Vers l’époque de ma première communion, faisant partie en qualité d’externe d’une école dirigée par un prêtre (vieux priseur à face de corsaire espagnol, originaire du Roussillon, qui pinçait ferme quand on était pas sage), je reçus comme livre de prix du cardinal Wiseman, Fabiola. Dans ce livre, peinture des malheurs qu’endurèrent les chrétiens sous la persécution romaine, est racontée l’histoire – avec gravure à l’appui – d’une jeune vierge qu’on supplicie, liée à un chevalet, en lui désarticulant peu à peu bras et jambes. Je ne lus pas en entier l’insipide roman, mais je me passionnai pour cet épisode. Je vois encore le visage convulsé de la martyre, ses longs cheveux défaits et ses pieds nus lacés de cordes ; il s’agit, je crois, d’une fille du peuple, vêtue d’une tunique misérable, et entourée de centurions et légionnaires à face brutale. Un treuil de bois sert à tendre les cordes.

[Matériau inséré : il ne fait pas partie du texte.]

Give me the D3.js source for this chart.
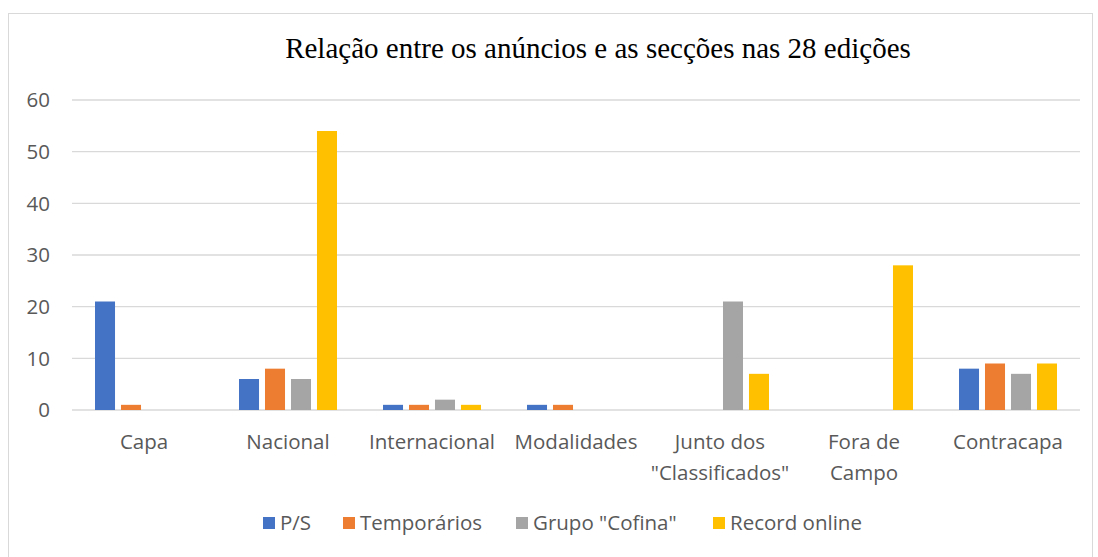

Ce souvenir se mêle à celui, plus ancien mais plus précis (car je suis retourné au même endroit, avec quelle émotion ! il y a sept ans environ), d’une promenade que ma mère me fit faire très jeune au Musée Grévin.
En même temps qu’un tableau de la guerre russo-japonaise – le siège de Port-Arthur, je crois avec au premier plan un cadavre japonais à la tête trouée, image de carnage qui me hanta longtemps – je vis là les fameuses catacombes, les chrétiens nus derrière les grilles qui les séparent des lions, auxquels ils sont promis et cette belle femme de cire, toute nue, en grandeur naturelle, allaitant ou tenant dans ses bras un enfant à demi recouvert par ses beaux cheveux, dont le lourd manteau noir tombe sur son dos et sur ses mamelles que les crocs des fauves déchireront bientôt, les vidant entièrement de leur sang et de leur lait. Instinctivement je m’identifiais aux chrétiens, et j’avais peur autant des lions mal peints sur le décor que des statues de cire, sortes de cadavres étrangement momifiés et d’une certaine manière désirables, avec leur chair nue, impassible et rosée.